20 February 2009

The Cafe Orlin

After having lunch with Bruce, I met Dominick on Broadway, just above Houston. Together, we roamed through the Lower East Side and East Village, through streets were I lived, played, drank fought, got high, fucked and got fucked a lifetime ago.

The first time I roamed those neighborhoods alone was more than thrity years ago, before I knew Bruce--and before Dominick was born. Perhaps the only other streets in this world that seem as entangled within me as my arteries and veins are the ones around Dahill Road and Bay Parkway in Brooklyn, and the environs of Parc Montsouris, Ile de la Cite and Place de la Republique in Paris. I guess the block on which I've been living for six years are becoming part of my fabric, too, but that's another story.

Anyway, Dominick said he wanted to go to a restaurant near St. Mark's Place that he loves. He couldn't recall the name of it, he said, but he could take me to it.

Well, it turned out to be the Cafe Orlin. It's across the street from one of the Porto Rico stores, where I used to buy whole beans when I was still drinking coffee. And, about half a block away is Veselka, another favorite place to eat.

But having Dominick take me to the Cafe Orlin seemed like some sort of karmic twist. We were led to our table by a cute young waiter whom Dominick knows, and we were seated across from a woman who was probably a few years older than me and an intellectual of some sort. Later, Dominick said that, from the way she spoke, she seemed like she had an Ivy League, or some other sort of upper-class, background. I concurred with him; I had that sense even before she opened her mouth. She was talking about writing with a much younger Asian woman who gestured toward an Apple laptop propped between them on their table.

In my previous life, a woman like the young Asian accompanied me to the Cafe where we were all seated. And I accompanied two or three women who resembled, in various ways, the older woman who was talking about writing. Other times I went to the cafe in the company of other kinds of women. And yet another time I read my poetry there and woke up the next afternoon with yet another older woman--though not the one I was hoping to, or planning on, spending the night with.

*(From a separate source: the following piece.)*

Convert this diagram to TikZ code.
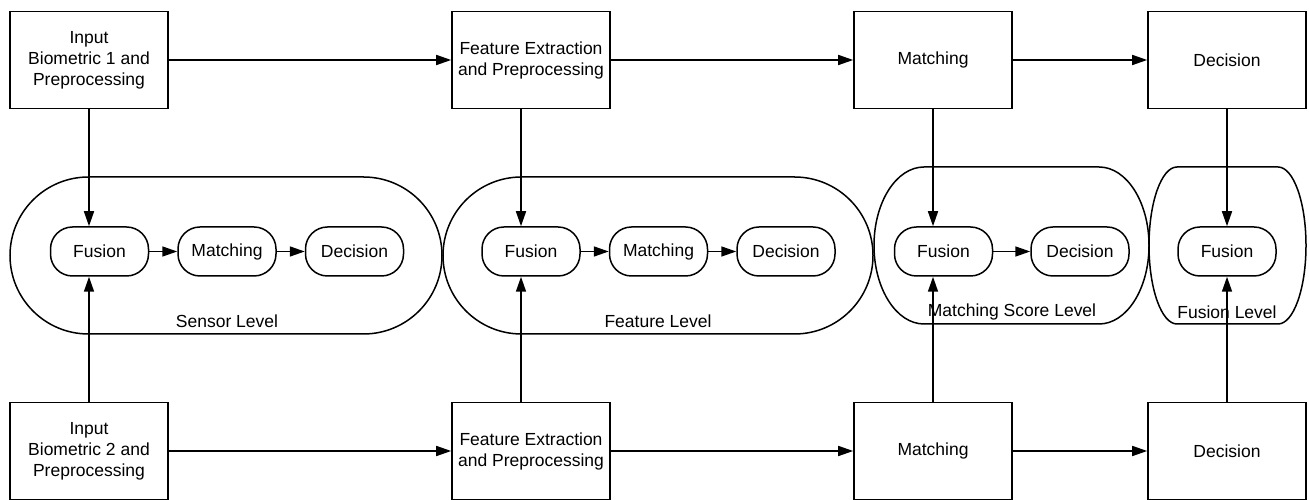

All those times I went to the Cafe Orlin, I had a beard and wore my polo shirts or cable-knit sweaters with threadbare jeans or wrinkled chinos. As I did on what may well have been one of the strangest nights of my life.

Peggy, whom I met when I was working as a writer in residence in the city's schools, invited me and Bruce there for coffee. She brought a friend whose name I can't recall now--and, for that matter, I can scarcely even remember what she looked like.


One thing I do recall about that night was that it was just after I talked for the first time about my childhood sexual abuse. At the time, I made no connection between that revelation and being in the Cafe Orlin with Bruce, Peggy and the woman whose name is lost to me. However, I believe I revealed to Bruce the connection between the two, which I saw for the first time as I was talking to Bruce today.

Bruce and I both decided we wanted that woman. I have known him for nearly thirty years, and she was the only person who aroused our common interest. What I confessed today--before Dominick took me to that same cafe--was that the main reason I wanted her was the main reason I wanted any woman in a boy/girl relationship: I was clinging as desperately as I ever have to the idea of myself as a heterosexual man. In other words, I didn't want her so much because I found her attractive as that I wanted someone whose presence in my life would affirm me--to others, I told myself; but really to me, I knew full well--as a successful straight guy, and maybe even a bit of a stud.

On the other hand, I think Bruce wanted her because she was interesting and attractive and, well, because he is a straight (but, as they say, not narrow) man.

As it turned out, neither of us got the girl. It was probably just as well because, if I recall correctly, shortly thereafter Bruce met Carolyn, with whom he has a relationship to this day. And I continued my desultory sexual and amorous history that ended with Tammy breaking up with me for exactly the same reason we got together. That reason is, of course, the one that led me to my current life.

And it was one of the reasons why, years later, I was in that same cafe with Dominick. The waiter may not have been born yet the first time I had coffee there.